Combat medicine breakthroughs are reshaping civilian trauma care

On Oct. 17, 2005, during the Iraq War, a U.S. Bradley Fighting Vehicle was struck by an improvised explosive device. With their vehicle disabled and engulfed in flames, the soldiers within found themselves struggling to escape.

One of them, Sgt. 1st Class Alwyn Cashe, managed to remove himself and, drenched in fuel, moved immediately to extract those still inside. With little thought for his own safety, he was able to bravely extract six soldiers and an interpreter from the wreckage. Sustaining burns on nearly 72% of his body, he would die not a month later at Brooke Army Medical Center in San Antonio, Texas. For his valor, he would posthumously receive the Congressional Medal of Honor. 

In an Oct. 8 CASW New Horizons in Science session held in Aurora, Colo., as part of the ScienceWriters2023 conference, Vik Bebarta recounted providing care for Sgt. Cashe after the incident. “I realized when I took care of him, we could have done a lot better,” said Bebarta, a physician and director of the University of Colorado Anschutz Medical Campus’s Center for COMBAT Research.

Combat medicine is often focused on acute mental and physical care in response to trauma. But as Bebarta highlighted, the same medical dilemmas arise in civilian American emergency departments and ICUs, offering the potential for a mutually beneficial relationship in which each can inform the other to improve care in their respective settings. The Center for COMBAT Research bridges the gaps between clinical research, combat casualty care, and civilian emergency medicine.

The Center provides a rich pool of resources and settings that research teams can pull from to advance the field, improving care not only for soldiers, but for civilians experiencing trauma and needing acute care. Already, a number of the center’s work has been implemented across the country, with much more to follow.

As an example, Bebarta highlighted the SAVE O2 clinical trial, which seeks ways to reduce the amount of oxygen used during trauma therapy in hospital settings. Although the trial was originally designed to optimize care in combat settings, where limited space limits the amount of oxygen that can be carried, the research also had important implications for civilian clinical settings, where space is a lesser concern.

The trial found that for the vast majority of trauma patients, around 95%, room air is sufficient for treatment. This stands in stark contrast to current ICU practices, where it is common to provide oxygen to every patient admitted.

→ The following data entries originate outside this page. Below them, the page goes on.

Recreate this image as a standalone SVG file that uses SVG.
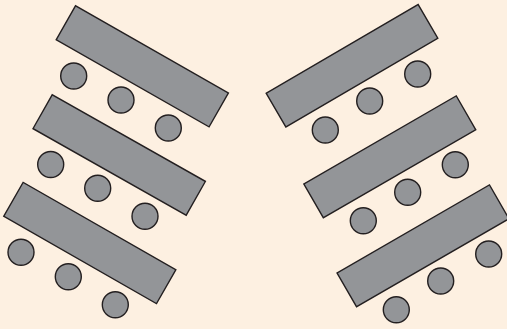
<svg xmlns="http://www.w3.org/2000/svg" width="507" height="329" viewBox="0 0 507 329">
<style>
.t{fill:#939598;stroke:#231f20;stroke-width:1.4}
.c{fill:#939598;stroke:#231f20;stroke-width:1.4}
</style>
<defs>
<rect id="tb" class="t" x="-88" y="-19.5" width="176" height="39"/>
</defs>
<rect width="507" height="329" fill="#fdf0e1"/>
<g id="left-row-1">
<use href="#tb" transform="translate(142.3,66.3) rotate(29.7)"/>
<circle class="c" cx="73.7" cy="76" r="13"/>
<circle class="c" cx="121" cy="100" r="13"/>
<circle class="c" cx="168.3" cy="128" r="13"/>
</g>
<g id="left-row-2">
<use href="#tb" transform="translate(119.2,155) rotate(29.5)"/>
<circle class="c" cx="50.7" cy="164.5" r="13"/>
<circle class="c" cx="97.7" cy="188.3" r="13"/>
<circle class="c" cx="145" cy="216.3" r="13"/>
</g>
<g id="left-row-3">
<use href="#tb" transform="translate(89.8,243) rotate(29.8)"/>
<circle class="c" cx="21" cy="252.3" r="13"/>
<circle class="c" cx="68.3" cy="276.7" r="13"/>
<circle class="c" cx="115.3" cy="304.7" r="13"/>
</g>
<g id="right-row-1">
<use href="#tb" transform="translate(352,65.8) rotate(-30.3)"/>
<circle class="c" cx="417.7" cy="74" r="13"/>
<circle class="c" cx="369.7" cy="101" r="13"/>
<circle class="c" cx="325.3" cy="130" r="13"/>
</g>
<g id="right-row-2">
<use href="#tb" transform="translate(389.8,156.8) rotate(-30)"/>
<circle class="c" cx="455.3" cy="164.8" r="13"/>
<circle class="c" cx="407.7" cy="192.3" r="13"/>
<circle class="c" cx="363.3" cy="220.7" r="13"/>
</g>
<g id="right-row-3">
<use href="#tb" transform="translate(423,245.8) rotate(-30)"/>
<circle class="c" cx="488.7" cy="254" r="13"/>
<circle class="c" cx="440.7" cy="281" r="13"/>
<circle class="c" cx="396.3" cy="309.7" r="13"/>
</g>
<g id="connectors"></g>
</svg>
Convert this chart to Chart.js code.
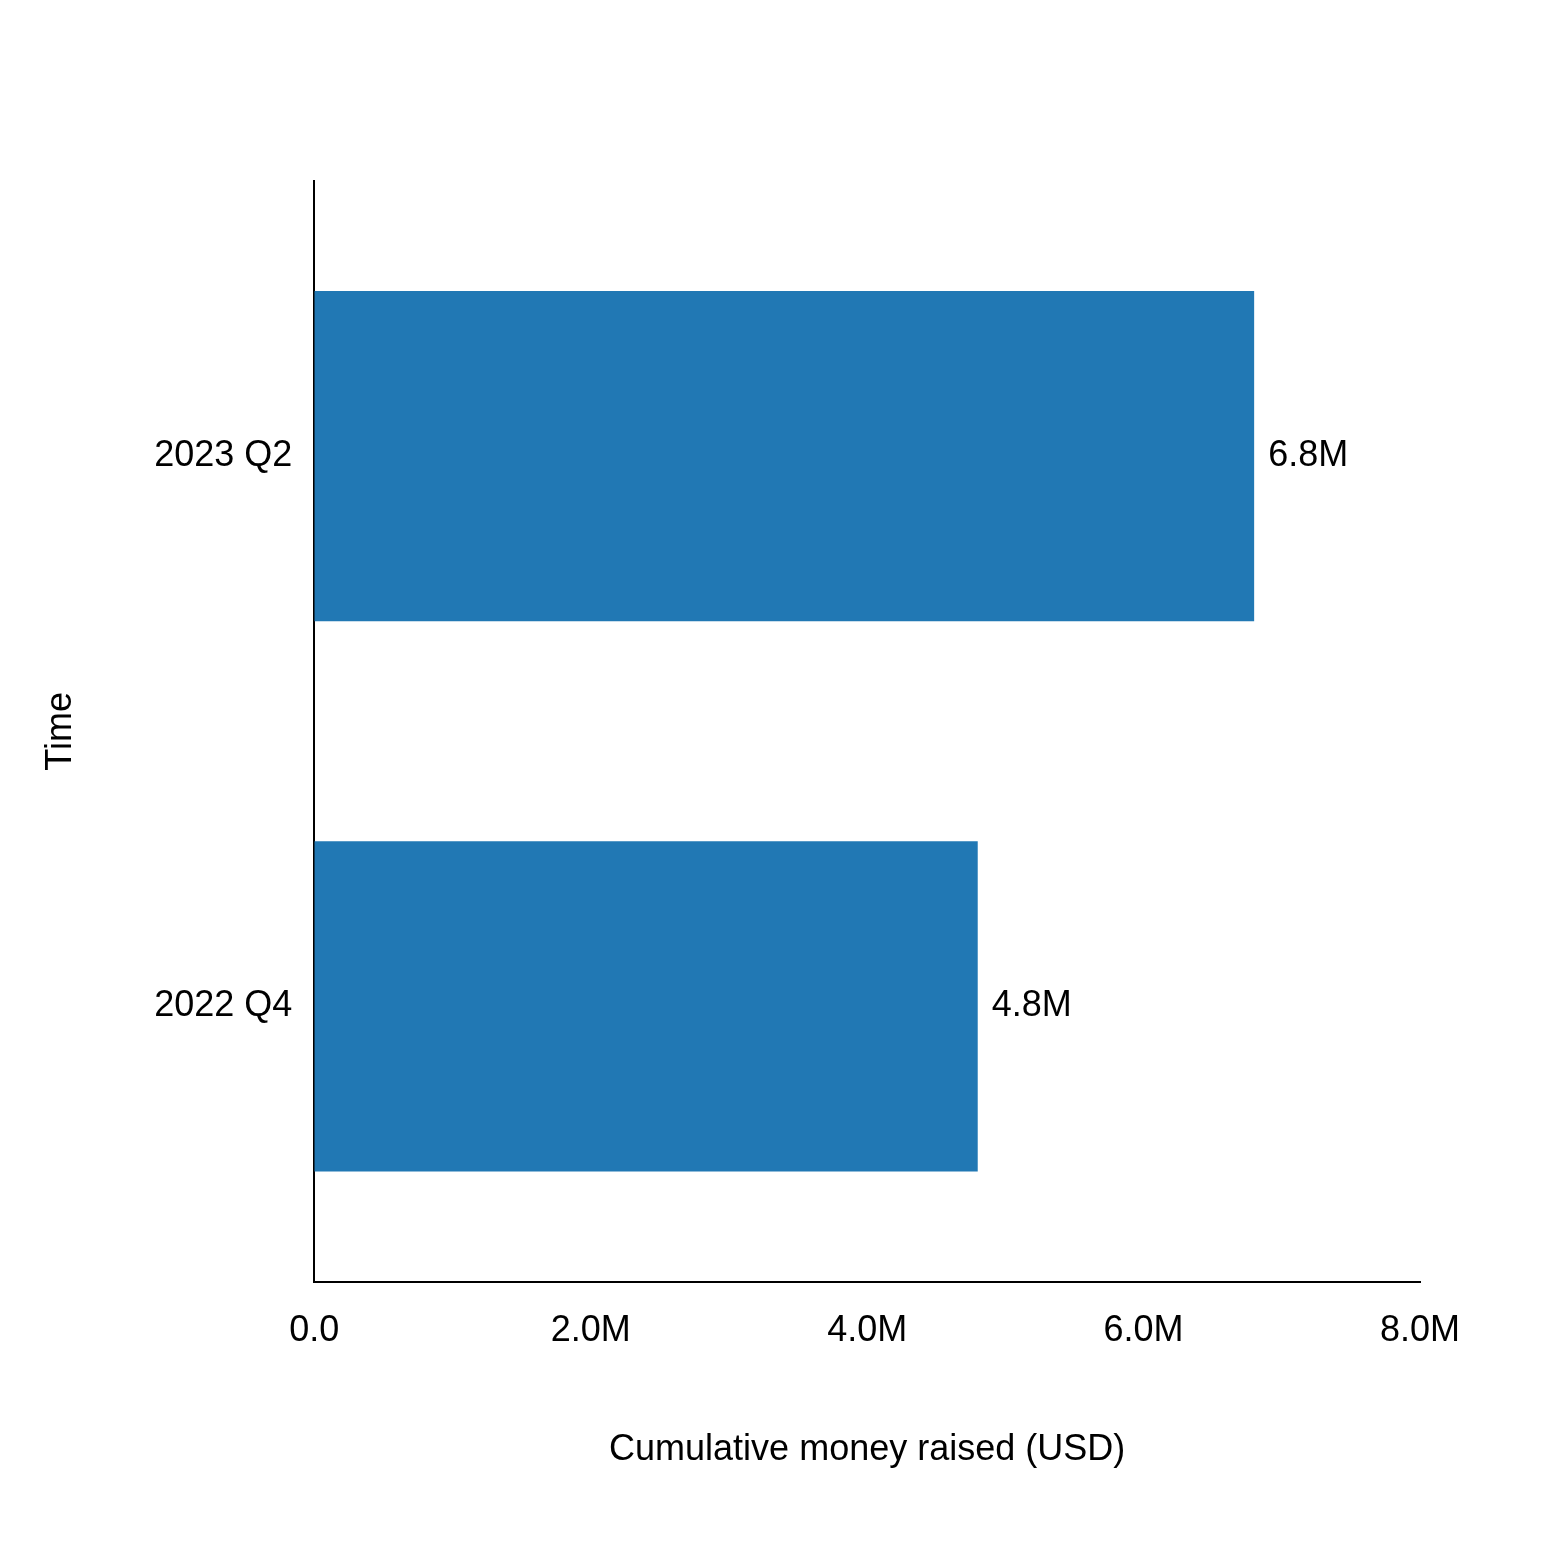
<!DOCTYPE html>
<html>
<head>
<meta charset="utf-8">
<script src="https://cdn.jsdelivr.net/npm/chart.js@4"></script>
<style>body{margin:0;background:#fff}</style>
</head>
<body>
<canvas id="myChart" width="1560" height="1564"></canvas>
<script>
// Chart data
const categories = ['2023 Q2', '2022 Q4'];
const moneyRaised = [6.8, 4.8]; // millions USD
const valueLabels = ['6.8M', '4.8M'];

const fmt = (v) => (v === 0 ? '0.0' : v.toFixed(1) + 'M');

// Draw value labels at bar ends
const barLabels = {
  id: 'barLabels',
  afterDatasetsDraw(chart) {
    const ctx = chart.ctx;
    const meta = chart.getDatasetMeta(0);
    ctx.save();
    ctx.font = '36px "Liberation Sans", Arial, sans-serif';
    ctx.fillStyle = '#000';
    ctx.textBaseline = 'middle';
    meta.data.forEach((bar, i) => {
      ctx.fillText(valueLabels[i], bar.x + 14, bar.y);
    });
    ctx.restore();
  },
};

Chart.defaults.font.family = '"Liberation Sans", Arial, sans-serif';
Chart.defaults.color = '#000';

const ctx = document.getElementById('myChart');
new Chart(ctx, {
  type: 'bar',
  data: {
    labels: categories,
    datasets: [{
      data: moneyRaised,
      backgroundColor: '#2178b4',
      barPercentage: 0.6,
      categoryPercentage: 1,
    }],
  },
  options: {
    indexAxis: 'y',
    responsive: false,
    animation: false,
    devicePixelRatio: 1,
    layout: { padding: { top: 181, right: 140, left: 35, bottom: 88 } },
    plugins: { legend: { display: false }, tooltip: { enabled: false } },
    scales: {
      x: {
        min: 0,
        max: 8,
        ticks: { stepSize: 2, callback: (v) => fmt(v), font: { size: 36 }, padding: 18 },
        grid: { display: false, drawTicks: true, tickLength: 10, tickColor: '#000', tickWidth: 2 },
        border: { color: '#000', width: 2 },
        title: { display: true, text: 'Cumulative money raised (USD)', font: { size: 36 }, padding: { top: 58 } },
      },
      y: {
        ticks: { font: { size: 36 }, padding: 22 },
        grid: { display: false, drawTicks: false },
        border: { color: '#000', width: 2 },
        title: { display: true, text: 'Time', font: { size: 36 }, padding: { bottom: 50 } },
      },
    },
  },
  plugins: [barLabels],
});
</script>
</body>
</html>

Implementation of the trial’s findings could improve the efficiency of civilian hospitals by lowering the cost and logistical challenges created by current oxygen use practices.

The ability to provide high-quality research and quick clinical implementation remain central to the center’s goals of integrating new findings into current practices, Bebarta said, with translation of findings from bench to battlefield and bedside driven by a strong team and established connections with both academic institutions and government organizations such as the U.S. Department of Defense. As Bebarta put it, “We’re impatient. There’s a pressing need, people are dying and getting sick, and it’s not fair to wait 17 years.” 

It was clear from his presentation that Bebarta’s passion for his work grew from his own experiences in combat settings. He is a decorated colonel in the U.S. Air Force Reserve, working in the Office of the Chief Scientist, and has had four combat deployments in Afghanistan and Iraq.

“Acute trauma care is important,” said Bebarta. “I realized we can do better. I want to make that my passion, and I found a team of people that wanted to do the same thing. This campus has been remarkably supportive of this work.”